I always buy from the smallest end.
I agree with the other poster that said this looks more like someone cut right along the bone producing a thicker single bone cut. But the size look like plenty for 4 people. I recommend the crispy roast potatoes as a side.
Btw just chiming in that his recipe is absolute tier one perfect. Follow it to the letter. Go as low as your oven will go. For a roast that size at 170-200, it’ll take a good 4-5 hours most likely. Then you need to rest it and let it carry over cook (he says 30-90 minutes, IMO 60-90 is great) then get oven to 550 and watch it very closely. 5-15 minutes. Then you’ll have some of the most perfect cooked prime rib of your life.

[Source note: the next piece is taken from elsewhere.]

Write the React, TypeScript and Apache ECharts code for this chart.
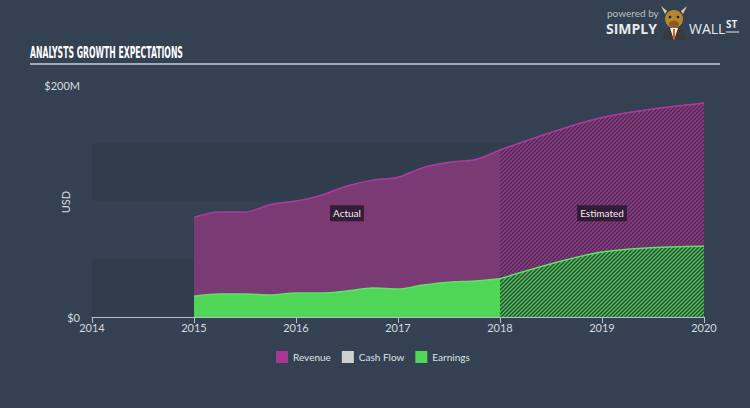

Also if you’re not used to making big roasts like this, don’t be shy with the salt during the dry brine.
You got the right thing, and your butcher hooked you up cutting it like that. I do the reverse sear roast every year for Christmas and it’s absolutely amazing every time. Enjoy!
You don’t need to truss a bone in roast. The purpose of trussing a boneless roast is to hold its shape and cook evenly.